▶

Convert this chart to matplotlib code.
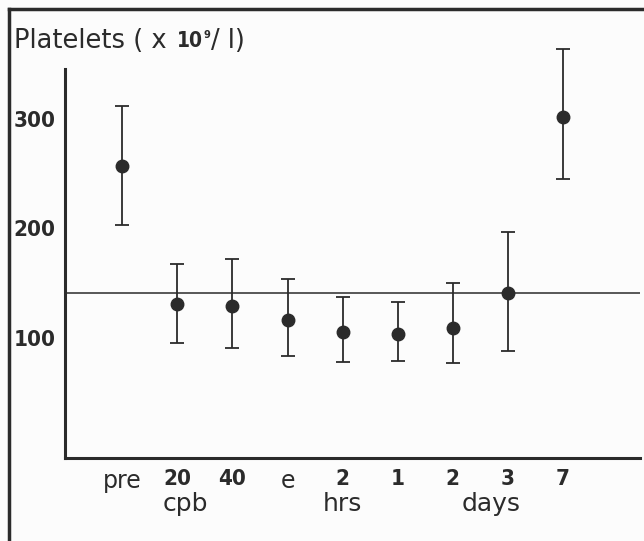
import matplotlib
matplotlib.use("Agg")
import matplotlib.pyplot as plt
from matplotlib.lines import Line2D
from matplotlib import font_manager
from matplotlib.font_manager import FontProperties

# time points along the x axis
time_labels = ["pre", "20", "40", "e", "2", "1", "2", "3", "7"]
group_labels = ["cpb", "hrs", "days"]

# platelet counts (x 10^9 / l), mean with upper and lower error limits
means = [257, 131, 129, 116, 105, 103, 109, 141, 302]
upper = [312, 167, 172, 154, 137, 133, 150, 197, 364]
lower = [203, 95, 91, 83, 78, 79, 77, 88, 245]
normal_level = 141

y_ticks = [100, 200, 300]

INK = "#2b2b2b"
LIGHT = "DejaVu Sans"


def find_narrow_bold():
    '''looks for a condensed bold face for the numerals'''
    best = None
    rank = {"ultra-condensed": 0, "extra-condensed": 1, "condensed": 2,
            "semi-condensed": 3}
    for f in font_manager.fontManager.ttflist:
        st = f.stretch if isinstance(f.stretch, str) else ""
        fn = f.fname.lower()
        narrow = st in rank or "condensed" in fn or "narrow" in fn
        w = f.weight if isinstance(f.weight, int) else (700 if "bold" in str(f.weight) else 400)
        if not narrow or w < 600 or "italic" in fn or "oblique" in fn:
            continue
        r = rank.get(st, 2)
        if best is None or r < best[0]:
            best = (r, f.fname)
    return best[1] if best else None


narrow_path = find_narrow_bold()


def num_font(size):
    if narrow_path:
        return FontProperties(fname=narrow_path, size=size)
    return FontProperties(family="DejaVu Sans", weight="bold", size=size * 0.8)


fig = plt.figure(figsize=(6.44, 5.41), dpi=100)
fig.patch.set_facecolor("#fcfcfc")

W, H = 644.0, 541.0
ax = fig.add_axes([65 / W, 1 - 458 / H, (640 - 65) / W, (458 - 37) / H])
ax.set_facecolor("none")

x = list(range(len(means)))
err = [[m - lo for m, lo in zip(means, lower)],
       [hi - m for m, hi in zip(means, upper)]]

ax.axhline(normal_level, color=INK, lw=1.1, zorder=1)
ax.errorbar(x, means, yerr=err, fmt="o", color=INK, ms=9, elinewidth=1.3,
            capsize=5, capthick=1.3, clip_on=False, zorder=3)

ax.set_xlim(-1.04, 9.4)
ax.set_ylim(-10, 375)

for s in ["top", "right"]:
    ax.spines[s].set_visible(False)
ax.spines["left"].set_bounds(-10, 346)
for s in ["left", "bottom"]:
    ax.spines[s].set_linewidth(2.2)
    ax.spines[s].set_color(INK)

ax.set_yticks(y_ticks)
ax.set_yticklabels([str(v) for v in y_ticks], color=INK)
for lab in ax.get_yticklabels():
    lab.set_fontproperties(num_font(16))
ax.tick_params(axis="y", length=0, pad=7)

ax.set_xticks(x)
ax.set_xticklabels(time_labels, color=INK)
ax.tick_params(axis="x", length=0, pad=8)
for lab in ax.get_xticklabels():
    if lab.get_text().isdigit():
        lab.set_fontproperties(num_font(16))
    else:
        lab.set_fontfamily(LIGHT)
        lab.set_fontsize(17)

# second row of x labels, under their groups
group_at = [1.15, 4.0, 6.7]
for lab, gx in zip(group_labels, group_at):
    ax.text(gx, -0.11, lab, transform=ax.get_xaxis_transform(),
            ha="center", va="center", family=LIGHT, fontsize=18, color=INK)

# y axis title, pieced together for the bold 10 and superscript 9
renderer = fig.canvas.get_renderer()
pieces = [("Platelets ( x ", FontProperties(family=LIGHT, size=18.5), 0, 0),
          ("10", num_font(15), 2, 0),
          ("9", num_font(8), 1, 6),
          ("/ l)", FontProperties(family=LIGHT, size=18.5), 0, 0)]
px = 14.0
for txt, fp, gap, rise in pieces:
    px += gap
    t = fig.text(px / W, 1 - (41 - rise) / H, txt, fontproperties=fp,
                 color=INK, va="center", ha="left")
    px = t.get_window_extent(renderer).x1

# frame of the scanned page
fig.add_artist(Line2D([9 / W, 9 / W], [0, 1 - 9 / H], transform=fig.transFigure,
                      color=INK, lw=2.5))
fig.add_artist(Line2D([9 / W, 1], [1 - 9 / H, 1 - 9 / H], transform=fig.transFigure,
                      color=INK, lw=2.5))

fig.savefig("out.png", dpi=100, facecolor=fig.get_facecolor())
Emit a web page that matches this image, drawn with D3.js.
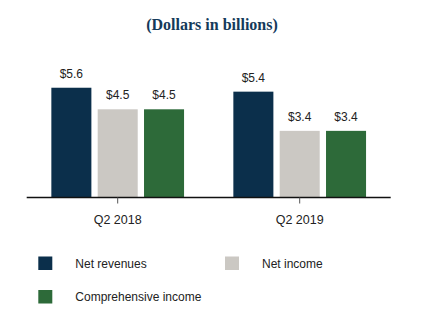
<!DOCTYPE html>
<html><head><meta charset="utf-8">
<script src="https://cdn.jsdelivr.net/npm/d3@7"></script>
<style>body{margin:0;background:#fff}svg{display:block}</style>
</head><body>
<svg id="c" width="424" height="333"></svg>
<script>
const categories = ["Q2 2018", "Q2 2019"];
const seriesNames = ["Net revenues", "Net income", "Comprehensive income"];
const netRevenues = [5.6, 5.4];
const netIncome = [4.5, 3.4];
const comprehensiveIncome = [4.5, 3.4];
const valueLabels = [["$5.6","$4.5","$4.5"],["$5.4","$3.4","$3.4"]];
const colors = ["#0b2f4b", "#cbc8c3", "#2d6a39"];

const svg = d3.select("#c");
const baseY = 197.5;
const y = d3.scaleLinear().domain([0, 6]).range([baseY, baseY - 6 * 19.6]);
const x0 = d3.scaleBand().domain(categories).range([26.7, 390.7]).padding(0);
const groupW = 132.7;
const x1 = d3.scaleBand().domain(seriesNames).range([0, groupW]).paddingInner(0.136).paddingOuter(0);

svg.append("text").attr("x", 212).attr("y", 30).attr("text-anchor", "middle")
  .attr("font-family", "Liberation Serif, serif").attr("font-weight", "bold")
  .attr("font-size", 16).attr("fill", "#143a5a").text("(Dollars in billions)");

const series = [netRevenues, netIncome, comprehensiveIncome];
const groups = svg.append("g").selectAll("g").data(categories).join("g")
  .attr("transform", d => `translate(${x0(d) + x0.bandwidth()/2 - groupW/2},0)`);

groups.each(function(cat, ci) {
  const g = d3.select(this);
  seriesNames.forEach((s, si) => {
    const v = series[si][ci];
    g.append("rect").attr("x", x1(s)).attr("y", y(v))
      .attr("width", x1.bandwidth()).attr("height", y(0) - y(v)).attr("fill", colors[si]);
    g.append("text").attr("x", x1(s) + x1.bandwidth()/2).attr("y", y(v) - 10)
      .attr("text-anchor", "middle").attr("font-family", "Liberation Sans, Arial, sans-serif")
      .attr("font-size", 12).attr("fill", "#222").text(valueLabels[ci][si]);
  });
});

const axis = d3.axisBottom(x0).tickSize(6).tickPadding(12);
const ag = svg.append("g").attr("transform", `translate(0,${baseY})`).call(axis);
ag.select(".domain").attr("stroke", "#111").attr("stroke-width", 1.5).attr("d", "M26.7,0H390.7");
ag.selectAll(".tick line").attr("stroke", "#555");
ag.selectAll(".tick text").attr("font-family", "Liberation Sans, Arial, sans-serif")
  .attr("font-size", 12.5).attr("fill", "#222");

const legendPos = [[38.3, 256.5], [225, 256.5], [38.3, 290]];
const lg = svg.append("g");
seriesNames.forEach((s, i) => {
  const [lx, ly] = legendPos[i];
  lg.append("rect").attr("x", lx).attr("y", ly).attr("width", 14).attr("height", 13.5).attr("fill", colors[i]);
  lg.append("text").attr("x", lx + 37).attr("y", ly + 11)
    .attr("font-family", "Liberation Sans, Arial, sans-serif").attr("font-size", 12)
    .attr("fill", "#222").text(s);
});
</script>
</body></html>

◀

■ Instruction ■
Restate the listing above word for word, and skip the pictures.

■ Written solution ■
Convert this chart to matplotlib code.
import matplotlib
matplotlib.use("Agg")
import matplotlib.pyplot as plt
from matplotlib.lines import Line2D
from matplotlib import font_manager
from matplotlib.font_manager import FontProperties

# time points along the x axis
time_labels = ["pre", "20", "40", "e", "2", "1", "2", "3", "7"]
group_labels = ["cpb", "hrs", "days"]

# platelet counts (x 10^9 / l), mean with upper and lower error limits
means = [257, 131, 129, 116, 105, 103, 109, 141, 302]
upper = [312, 167, 172, 154, 137, 133, 150, 197, 364]
lower = [203, 95, 91, 83, 78, 79, 77, 88, 245]
normal_level = 141

y_ticks = [100, 200, 300]

INK = "#2b2b2b"
LIGHT = "DejaVu Sans"


def find_narrow_bold():
    '''looks for a condensed bold face for the numerals'''
    best = None
    rank = {"ultra-condensed": 0, "extra-condensed": 1, "condensed": 2,
            "semi-condensed": 3}
    for f in font_manager.fontManager.ttflist:
        st = f.stretch if isinstance(f.stretch, str) else ""
        fn = f.fname.lower()
        narrow = st in rank or "condensed" in fn or "narrow" in fn
        w = f.weight if isinstance(f.weight, int) else (700 if "bold" in str(f.weight) else 400)
        if not narrow or w < 600 or "italic" in fn or "oblique" in fn:
            continue
        r = rank.get(st, 2)
        if best is None or r < best[0]:
            best = (r, f.fname)
    return best[1] if best else None


narrow_path = find_narrow_bold()


def num_font(size):
    if narrow_path:
        return FontProperties(fname=narrow_path, size=size)
    return FontProperties(family="DejaVu Sans", weight="bold", size=size * 0.8)


fig = plt.figure(figsize=(6.44, 5.41), dpi=100)
fig.patch.set_facecolor("#fcfcfc")

W, H = 644.0, 541.0
ax = fig.add_axes([65 / W, 1 - 458 / H, (640 - 65) / W, (458 - 37) / H])
ax.set_facecolor("none")

x = list(range(len(means)))
err = [[m - lo for m, lo in zip(means, lower)],
       [hi - m for m, hi in zip(means, upper)]]

ax.axhline(normal_level, color=INK, lw=1.1, zorder=1)
ax.errorbar(x, means, yerr=err, fmt="o", color=INK, ms=9, elinewidth=1.3,
            capsize=5, capthick=1.3, clip_on=False, zorder=3)

ax.set_xlim(-1.04, 9.4)
ax.set_ylim(-10, 375)

for s in ["top", "right"]:
    ax.spines[s].set_visible(False)
ax.spines["left"].set_bounds(-10, 346)
for s in ["left", "bottom"]:
    ax.spines[s].set_linewidth(2.2)
    ax.spines[s].set_color(INK)

ax.set_yticks(y_ticks)
ax.set_yticklabels([str(v) for v in y_ticks], color=INK)
for lab in ax.get_yticklabels():
    lab.set_fontproperties(num_font(16))
ax.tick_params(axis="y", length=0, pad=7)

ax.set_xticks(x)
ax.set_xticklabels(time_labels, color=INK)
ax.tick_params(axis="x", length=0, pad=8)
for lab in ax.get_xticklabels():
    if lab.get_text().isdigit():
        lab.set_fontproperties(num_font(16))
    else:
        lab.set_fontfamily(LIGHT)
        lab.set_fontsize(17)

# second row of x labels, under their groups
group_at = [1.15, 4.0, 6.7]
for lab, gx in zip(group_labels, group_at):
    ax.text(gx, -0.11, lab, transform=ax.get_xaxis_transform(),
            ha="center", va="center", family=LIGHT, fontsize=18, color=INK)

# y axis title, pieced together for the bold 10 and superscript 9
renderer = fig.canvas.get_renderer()
pieces = [("Platelets ( x ", FontProperties(family=LIGHT, size=18.5), 0, 0),
          ("10", num_font(15), 2, 0),
          ("9", num_font(8), 1, 6),
          ("/ l)", FontProperties(family=LIGHT, size=18.5), 0, 0)]
px = 14.0
for txt, fp, gap, rise in pieces:
    px += gap
    t = fig.text(px / W, 1 - (41 - rise) / H, txt, fontproperties=fp,
                 color=INK, va="center", ha="left")
    px = t.get_window_extent(renderer).x1

# frame of the scanned page
fig.add_artist(Line2D([9 / W, 9 / W], [0, 1 - 9 / H], transform=fig.transFigure,
                      color=INK, lw=2.5))
fig.add_artist(Line2D([9 / W, 1], [1 - 9 / H, 1 - 9 / H], transform=fig.transFigure,
                      color=INK, lw=2.5))

fig.savefig("out.png", dpi=100, facecolor=fig.get_facecolor())
Emit a web page that matches this image, drawn with D3.js.
<!DOCTYPE html>
<html><head><meta charset="utf-8">
<script src="https://cdn.jsdelivr.net/npm/d3@7"></script>
<style>body{margin:0;background:#fff}svg{display:block}</style>
</head><body>
<svg id="c" width="424" height="333"></svg>
<script>
const categories = ["Q2 2018", "Q2 2019"];
const seriesNames = ["Net revenues", "Net income", "Comprehensive income"];
const netRevenues = [5.6, 5.4];
const netIncome = [4.5, 3.4];
const comprehensiveIncome = [4.5, 3.4];
const valueLabels = [["$5.6","$4.5","$4.5"],["$5.4","$3.4","$3.4"]];
const colors = ["#0b2f4b", "#cbc8c3", "#2d6a39"];

const svg = d3.select("#c");
const baseY = 197.5;
const y = d3.scaleLinear().domain([0, 6]).range([baseY, baseY - 6 * 19.6]);
const x0 = d3.scaleBand().domain(categories).range([26.7, 390.7]).padding(0);
const groupW = 132.7;
const x1 = d3.scaleBand().domain(seriesNames).range([0, groupW]).paddingInner(0.136).paddingOuter(0);

svg.append("text").attr("x", 212).attr("y", 30).attr("text-anchor", "middle")
  .attr("font-family", "Liberation Serif, serif").attr("font-weight", "bold")
  .attr("font-size", 16).attr("fill", "#143a5a").text("(Dollars in billions)");

const series = [netRevenues, netIncome, comprehensiveIncome];
const groups = svg.append("g").selectAll("g").data(categories).join("g")
  .attr("transform", d => `translate(${x0(d) + x0.bandwidth()/2 - groupW/2},0)`);

groups.each(function(cat, ci) {
  const g = d3.select(this);
  seriesNames.forEach((s, si) => {
    const v = series[si][ci];
    g.append("rect").attr("x", x1(s)).attr("y", y(v))
      .attr("width", x1.bandwidth()).attr("height", y(0) - y(v)).attr("fill", colors[si]);
    g.append("text").attr("x", x1(s) + x1.bandwidth()/2).attr("y", y(v) - 10)
      .attr("text-anchor", "middle").attr("font-family", "Liberation Sans, Arial, sans-serif")
      .attr("font-size", 12).attr("fill", "#222").text(valueLabels[ci][si]);
  });
});

const axis = d3.axisBottom(x0).tickSize(6).tickPadding(12);
const ag = svg.append("g").attr("transform", `translate(0,${baseY})`).call(axis);
ag.select(".domain").attr("stroke", "#111").attr("stroke-width", 1.5).attr("d", "M26.7,0H390.7");
ag.selectAll(".tick line").attr("stroke", "#555");
ag.selectAll(".tick text").attr("font-family", "Liberation Sans, Arial, sans-serif")
  .attr("font-size", 12.5).attr("fill", "#222");

const legendPos = [[38.3, 256.5], [225, 256.5], [38.3, 290]];
const lg = svg.append("g");
seriesNames.forEach((s, i) => {
  const [lx, ly] = legendPos[i];
  lg.append("rect").attr("x", lx).attr("y", ly).attr("width", 14).attr("height", 13.5).attr("fill", colors[i]);
  lg.append("text").attr("x", lx + 37).attr("y", ly + 11)
    .attr("font-family", "Liberation Sans, Arial, sans-serif").attr("font-size", 12)
    .attr("fill", "#222").text(s);
});
</script>
</body></html>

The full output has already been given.